A Letter : to all the boys I’ve loved before
I’ve experienced definitions of love. yes, plural.
Of what I thought was love. Of what I felt and genuinely understood of what love is.
I have made memories with the thought of loving you. I have made stories and histories with each and every one of you, with me believing that I love you.
All the times I’ve spent crying over you with the sentiment of love.
Today, I’m crying over a boy with the thought of love. with my newest definition of love. Of what I think is true, of what I felt is genuine.
Today, I love him. Today, I think of him with every bits of me. With all the memories I have made with him, with the thought that I love him each and every second of it.
I might doubt it. I might question this newest version of love in the future. Like I did with all of you.
But now, I will cherish this moment.
Because in every sunsets and in every sunrise, my understanding of this world becomes wider, wiser, stronger. With every doubts and every questions. But I will forever consider what I have in my hands are the truest version of this life.

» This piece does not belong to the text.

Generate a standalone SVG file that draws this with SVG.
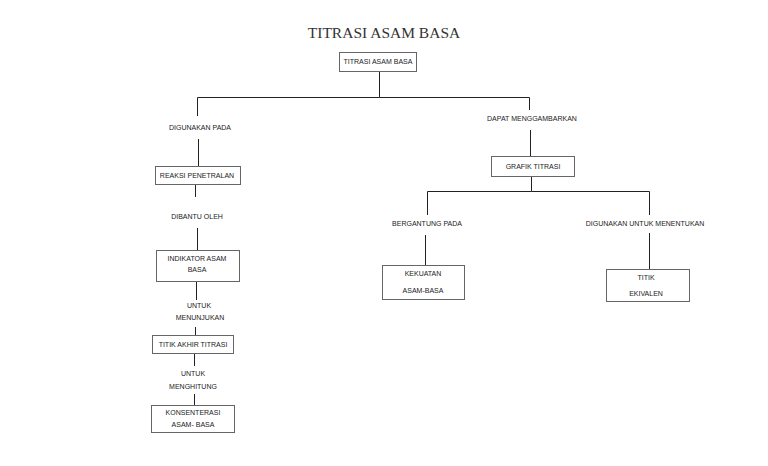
<svg xmlns="http://www.w3.org/2000/svg" width="768" height="466" viewBox="0 0 768 466">
<style>
.box{fill:#fff;stroke:#666;stroke-width:1}
.t{font-family:"Liberation Sans",Arial,sans-serif;font-size:7px;fill:#222;text-anchor:middle}
.title{font-family:"Liberation Serif","Times New Roman",serif;font-size:15.5px;fill:#333;text-anchor:middle}
.c{stroke:#222;stroke-width:1;fill:none}
</style>
<rect width="768" height="466" fill="#fff"/>
<text class="title" x="384" y="38">TITRASI ASAM BASA</text>
<g id="connectors">
<path class="c" d="M379.5 71V97.5H197.5V116"/>
<path class="c" d="M379.5 97.5H529.5V110"/>
<path class="c" d="M198.5 139V167"/>
<path class="c" d="M195.5 185V197"/>
<path class="c" d="M197.5 228V250"/>
<path class="c" d="M196.5 281V300"/>
<path class="c" d="M195.5 327V335"/>
<path class="c" d="M194.5 353V366"/>
<path class="c" d="M194.5 394V405"/>
<path class="c" d="M530.5 130V156"/>
<path class="c" d="M531.5 176V191.5H427.5V215"/>
<path class="c" d="M531.5 191.5H649.5V215"/>
<path class="c" d="M425.5 235V265"/>
<path class="c" d="M649.5 233V269"/>
</g>
<g id="n-top"><rect class="box" x="339.5" y="52.5" width="77" height="19"/><text class="t" x="378" y="64">TITRASI ASAM BASA</text></g>
<g id="l-digunakan"><text class="t" x="200" y="130">DIGUNAKAN PADA</text></g>
<g id="n-reaksi"><rect class="box" x="155.5" y="166.5" width="85" height="18"/><text class="t" x="197" y="178">REAKSI PENETRALAN</text></g>
<g id="l-dibantu"><text class="t" x="197" y="219">DIBANTU OLEH</text></g>
<g id="n-indikator"><rect class="box" x="156.5" y="250.5" width="83" height="31"/><text class="t" x="197" y="261">INDIKATOR ASAM</text><text class="t" x="197" y="272">BASA</text></g>
<g id="l-untuk1"><text class="t" x="199" y="308">UNTUK</text><text class="t" x="200" y="320">MENUNJUKAN</text></g>
<g id="n-titik-akhir"><rect class="box" x="152.5" y="335.5" width="81" height="18"/><text class="t" x="193" y="347">TITIK AKHIR TITRASI</text></g>
<g id="l-untuk2"><text class="t" x="193" y="376">UNTUK</text><text class="t" x="193" y="389">MENGHITUNG</text></g>
<g id="n-konsenterasi"><rect class="box" x="151.5" y="405.5" width="83" height="27"/><text class="t" x="193" y="415">KONSENTERASI</text><text class="t" x="193" y="427">ASAM- BASA</text></g>
<g id="l-dapat"><text class="t" x="532" y="121">DAPAT MENGGAMBARKAN</text></g>
<g id="n-grafik"><rect class="box" x="491.5" y="156.5" width="83" height="20"/><text class="t" x="533" y="169">GRAFIK TITRASI</text></g>
<g id="l-bergantung"><text class="t" x="427" y="226">BERGANTUNG PADA</text></g>
<g id="l-digunakan-untuk"><text class="t" x="645" y="226">DIGUNAKAN UNTUK MENENTUKAN</text></g>
<g id="n-kekuatan"><rect class="box" x="382.5" y="265.5" width="82" height="34"/><text class="t" x="423" y="276">KEKUATAN</text><text class="t" x="423" y="293">ASAM-BASA</text></g>
<g id="n-titik-ekivalen"><rect class="box" x="606.5" y="269.5" width="83" height="32"/><text class="t" x="646" y="280">TITIK</text><text class="t" x="646" y="296">EKIVALEN</text></g>
</svg>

No matter how dumb or stupid I feel tomorrow or years from now.
I will keep on saying that I loved you, because at that moment of time, I do. With whatever stupid understanding I held in me back then.
To all the boys I’ve loved before, it was a pleasure to have loved you.
Because love, in my understanding, is abstract. I cannot give you any explanation nor any literal definition. Maybe I will someday, but for now, that is all.
May life treats you well, you had given me lessons in life, shaped me for who I am, and I thank you with all of me.